'''

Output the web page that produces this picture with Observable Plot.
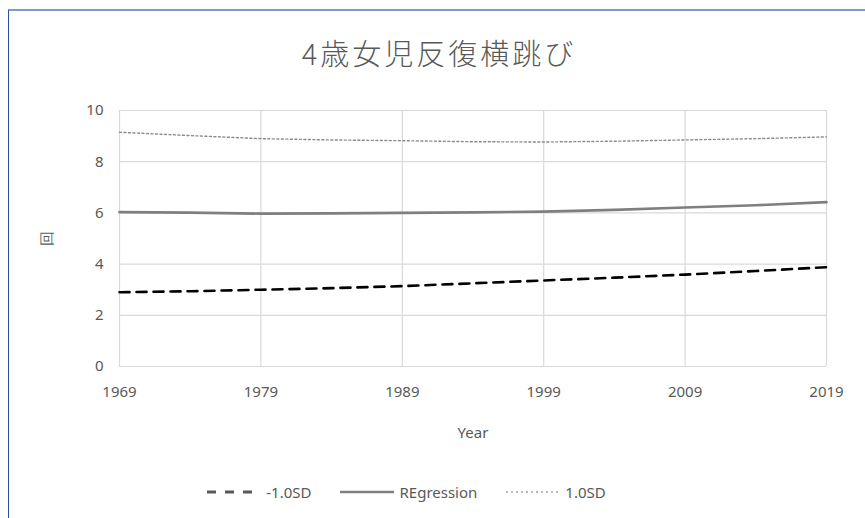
<!DOCTYPE html>
<html>
<head>
<meta charset="utf-8">
<script src="https://cdn.jsdelivr.net/npm/d3@7"></script>
<script src="https://cdn.jsdelivr.net/npm/@observablehq/plot@0.6"></script>
<style>
  html, body { margin: 0; padding: 0; background: #fff; }
  #chart {
    position: relative; width: 865px; height: 518px; overflow: hidden;
    font-family: "Noto Sans", "Noto Sans CJK JP", sans-serif; color: #595959;
  }
  #frame {
    position: absolute; left: 8px; top: 9px; width: 900px; height: 600px;
    border-top: 2px solid #7d9bd0; border-left: 1.5px solid #2b4fa8; box-sizing: border-box;
  }
  #title {
    position: absolute; left: 0; top: 31px; width: 878px; text-align: center;
    font-family: "Noto Sans CJK JP", sans-serif; font-size: 29px; font-weight: 300;
    letter-spacing: 3px; color: #595959;
  }
  #plot { position: absolute; left: 0; top: 90px; }
  #legend {
    position: absolute; left: 0; top: 482px; width: 812px; display: flex; justify-content: center;
    gap: 28px; font-size: 15px; color: #595959; align-items: center;
  }
  #legend .item { display: flex; align-items: center; gap: 4px; }
</style>
</head>
<body>
<div id="chart">
  <div id="frame"></div>
  <div id="title">4歳女児反復横跳び</div>
  <div id="plot"></div>
  <div id="legend"></div>
</div>
<script>
// Survey years and the three reference curves (times per test)
const years = [1969, 1974, 1979, 1984, 1989, 1994, 1999, 2004, 2009, 2014, 2019];
const minus1SD = [2.90, 2.94, 3.00, 3.06, 3.14, 3.25, 3.36, 3.47, 3.59, 3.73, 3.88];
const regression = [6.03, 6.01, 5.97, 5.98, 6.00, 6.02, 6.05, 6.12, 6.21, 6.30, 6.42];
const plus1SD = [9.15, 9.02, 8.90, 8.85, 8.82, 8.78, 8.77, 8.80, 8.85, 8.90, 8.97];

const xTicks = [1969, 1979, 1989, 1999, 2009, 2019];
const yTicks = [0, 2, 4, 6, 8, 10];

const seriesNames = ["-1.0SD", "REgression", "1.0SD"];

const rows = (vals) => years.map((year, i) => ({year, value: vals[i]}));

const styles = {
  "-1.0SD": {stroke: "#000000", strokeWidth: 2.6, strokeDasharray: "10,7"},
  "REgression": {stroke: "#7f7f7f", strokeWidth: 2.6},
  "1.0SD": {stroke: "#8c8c8c", strokeWidth: 1.4, strokeDasharray: "2,2.5"}
};

const chart = Plot.plot({
  width: 865,
  height: 370,
  marginLeft: 119,
  marginRight: 39,
  marginTop: 20,
  marginBottom: 94,
  style: {fontFamily: "'Noto Sans', sans-serif", fontSize: "14px", color: "#595959", background: "transparent"},
  x: {domain: [1969, 2019]},
  y: {domain: [0, 10]},
  marks: [
    Plot.gridX(xTicks, {stroke: "#d9d9d9", strokeOpacity: 1, strokeWidth: 1.2}),
    Plot.gridY(yTicks, {stroke: "#d9d9d9", strokeOpacity: 1, strokeWidth: 1.2}),
    Plot.axisX({ticks: xTicks, tickSize: 0, tickPadding: 20, tickFormat: d => String(d),
      label: "Year", labelAnchor: "center", labelArrow: "none", labelOffset: 71, fontSize: 15}),
    Plot.axisY({ticks: yTicks, tickSize: 0, tickPadding: 16,
      label: "回", labelAnchor: "center", labelArrow: "none", labelOffset: 78, fontSize: 15}),
    Plot.line(rows(minus1SD), {x: "year", y: "value", ...styles["-1.0SD"]}),
    Plot.line(rows(regression), {x: "year", y: "value", ...styles["REgression"]}),
    Plot.line(rows(plus1SD), {x: "year", y: "value", ...styles["1.0SD"]})
  ]
});
document.getElementById("plot").appendChild(chart);

// Legend built from the same series styles
const legend = d3.select("#legend");
const legendStyles = {
  "-1.0SD": {stroke: "#595959", strokeWidth: 3, dash: "9,9"},
  "REgression": {stroke: "#808080", strokeWidth: 2.6, dash: null},
  "1.0SD": {stroke: "#a6a6a6", strokeWidth: 1.4, dash: "2,3"}
};
seriesNames.forEach(name => {
  const item = legend.append("div").attr("class", "item");
  const s = item.append("svg").attr("width", 56).attr("height", 12);
  const st = legendStyles[name];
  s.append("line").attr("x1", 1).attr("x2", 55).attr("y1", 6).attr("y2", 6)
    .attr("stroke", st.stroke).attr("stroke-width", st.strokeWidth)
    .attr("stroke-dasharray", st.dash);
  item.append("span").text(name);
});
</script>
</body>
</html>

'''

INSTRUCTIONS FOR THE TASK: Omitting all pictures, restate exactly the lines of the material from its start through the line that contains "const rows = (vals)".

SOLVED EXERCISE:
Output the web page that produces this picture with Observable Plot.
<!DOCTYPE html>
<html>
<head>
<meta charset="utf-8">
<script src="https://cdn.jsdelivr.net/npm/d3@7"></script>
<script src="https://cdn.jsdelivr.net/npm/@observablehq/plot@0.6"></script>
<style>
  html, body { margin: 0; padding: 0; background: #fff; }
  #chart {
    position: relative; width: 865px; height: 518px; overflow: hidden;
    font-family: "Noto Sans", "Noto Sans CJK JP", sans-serif; color: #595959;
  }
  #frame {
    position: absolute; left: 8px; top: 9px; width: 900px; height: 600px;
    border-top: 2px solid #7d9bd0; border-left: 1.5px solid #2b4fa8; box-sizing: border-box;
  }
  #title {
    position: absolute; left: 0; top: 31px; width: 878px; text-align: center;
    font-family: "Noto Sans CJK JP", sans-serif; font-size: 29px; font-weight: 300;
    letter-spacing: 3px; color: #595959;
  }
  #plot { position: absolute; left: 0; top: 90px; }
  #legend {
    position: absolute; left: 0; top: 482px; width: 812px; display: flex; justify-content: center;
    gap: 28px; font-size: 15px; color: #595959; align-items: center;
  }
  #legend .item { display: flex; align-items: center; gap: 4px; }
</style>
</head>
<body>
<div id="chart">
  <div id="frame"></div>
  <div id="title">4歳女児反復横跳び</div>
  <div id="plot"></div>
  <div id="legend"></div>
</div>
<script>
// Survey years and the three reference curves (times per test)
const years = [1969, 1974, 1979, 1984, 1989, 1994, 1999, 2004, 2009, 2014, 2019];
const minus1SD = [2.90, 2.94, 3.00, 3.06, 3.14, 3.25, 3.36, 3.47, 3.59, 3.73, 3.88];
const regression = [6.03, 6.01, 5.97, 5.98, 6.00, 6.02, 6.05, 6.12, 6.21, 6.30, 6.42];
const plus1SD = [9.15, 9.02, 8.90, 8.85, 8.82, 8.78, 8.77, 8.80, 8.85, 8.90, 8.97];

const xTicks = [1969, 1979, 1989, 1999, 2009, 2019];
const yTicks = [0, 2, 4, 6, 8, 10];

const seriesNames = ["-1.0SD", "REgression", "1.0SD"];

const rows = (vals) => years.map((year, i) => ({year, value: vals[i]}));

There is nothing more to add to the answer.